I have been in the fitness business for 30 years and just now am being harassed by a music licensing company demanding me to get a music license for my studio. I use music through a Yes app and my own Cd’s. Since when did this become or is it an issue for us small business owners? Is anyone else dealing with this matter, please respond to my question…This company calls and emails me all the time…
If you are playing music around people, it’s considered performance and yest, you need a license (assuming you’re in the US< I don't know other countries' laws). BMI, Seasac, and ASCAP can give you more information. Your rate will depend on the number of classes that you hold and the average number of people in class.
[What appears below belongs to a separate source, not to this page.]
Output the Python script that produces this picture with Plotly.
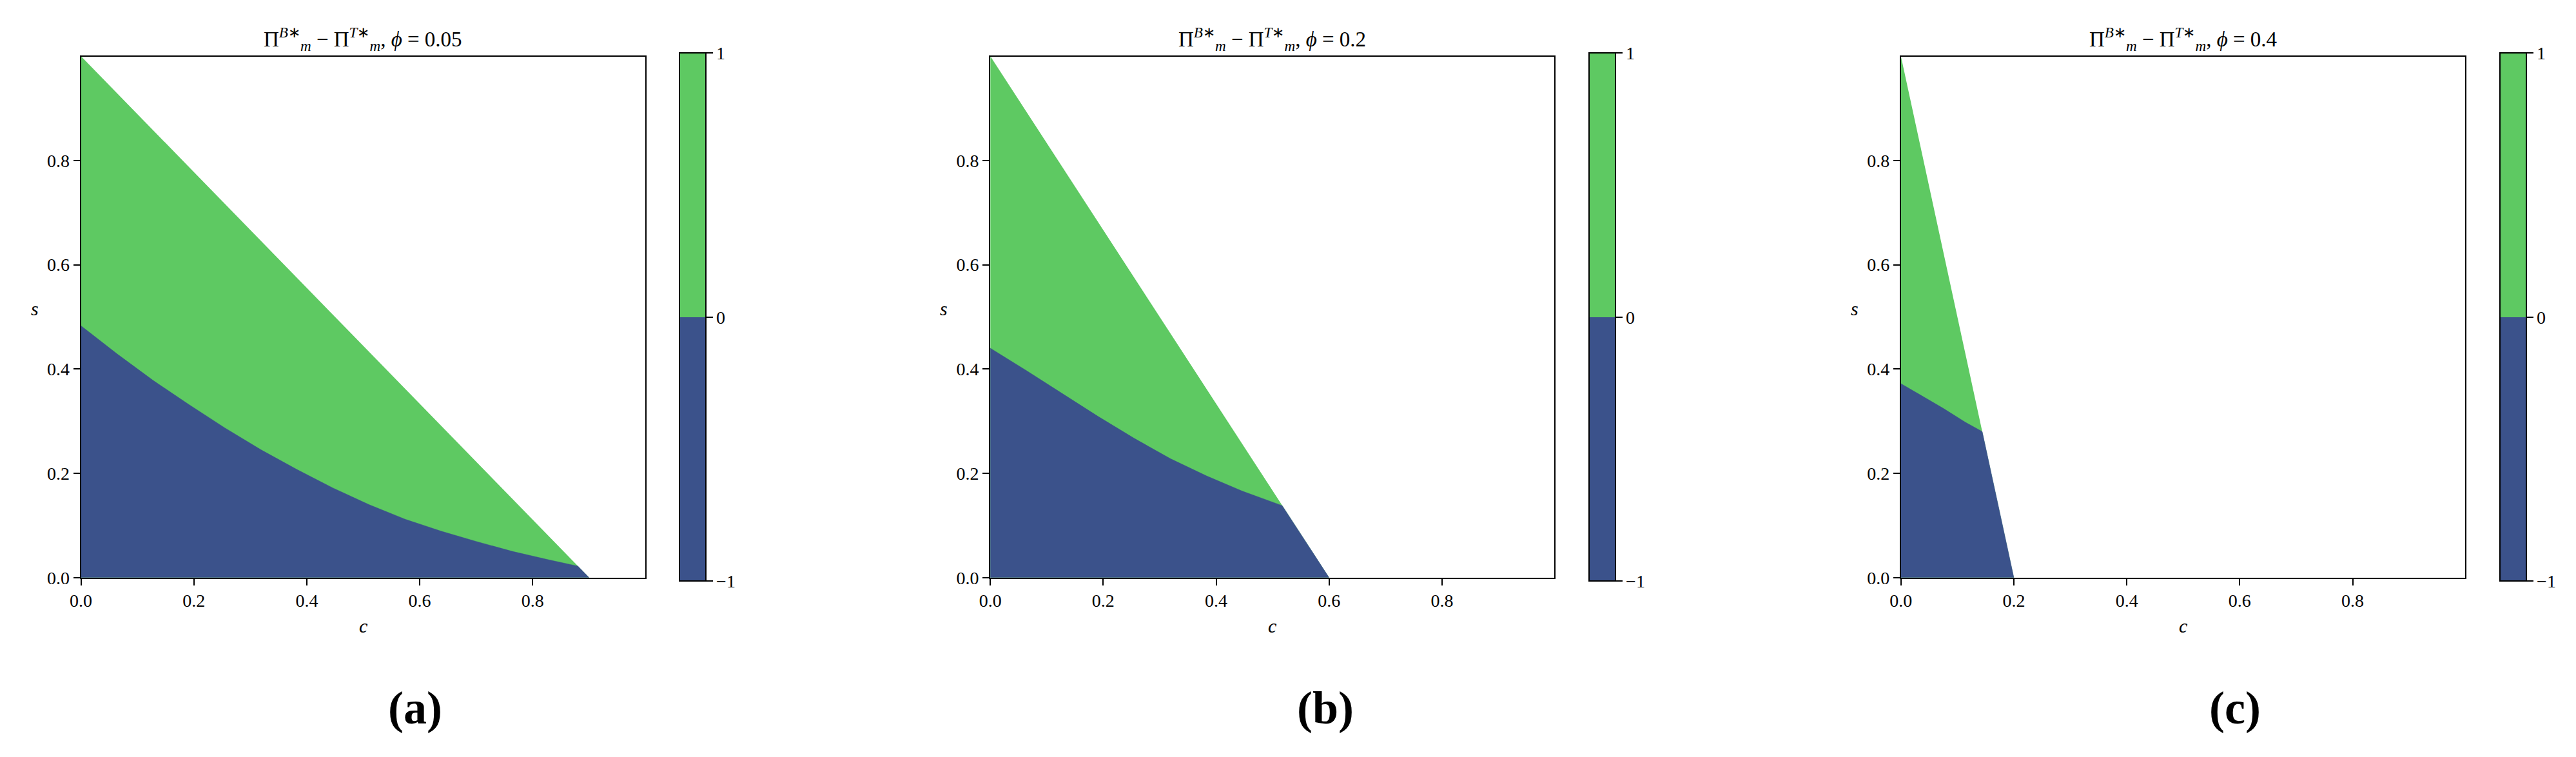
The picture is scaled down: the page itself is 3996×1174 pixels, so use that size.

The only way around it is to purchase license-free music, which is NOT easy to find.
Nancy has given you a great answer. This question has come up before:
I hope this helps.
These music licenses have been required for some time now. I can remember being approached about this at a small gym I was working at in the early 90’s. It sure sounded like a scam to me, but it turned out to be real. Unfortunately, it’s something you’re going to have to look into. Good luck Stacy.
I started teaching back in the ’80s, and I remember discussions a long way back on this issue. I just pulled out my 2nd edition of the ACE Group Fitness Instructor Manual and found a section on this topic.
I do think a lot of people do not know about it, and it can be hard for the companies to publicize the law, so unless someone comes after you it could easily be a surprise. And I think lately they have been doing more to make sure the laws are followed.
I think that sometimes group-ex instructors are more likely to hear about this than studio owners, especially if studio owners haven’t done group-ex. It was covered in my instructor curriculum in 1990 and I’ve heard the information many times since. But two different owners of personal training studios where I rented space looked at me like I had extra heads when I asked them if they were covered by ASCAP for music licensing.
But the rules are real, and the fines can be large.
That’s why there’s elevator music. It costs less to broadcast covers than original artists. It costs even less for a store or gym to license a playlist (or a few) that loops over and over and over.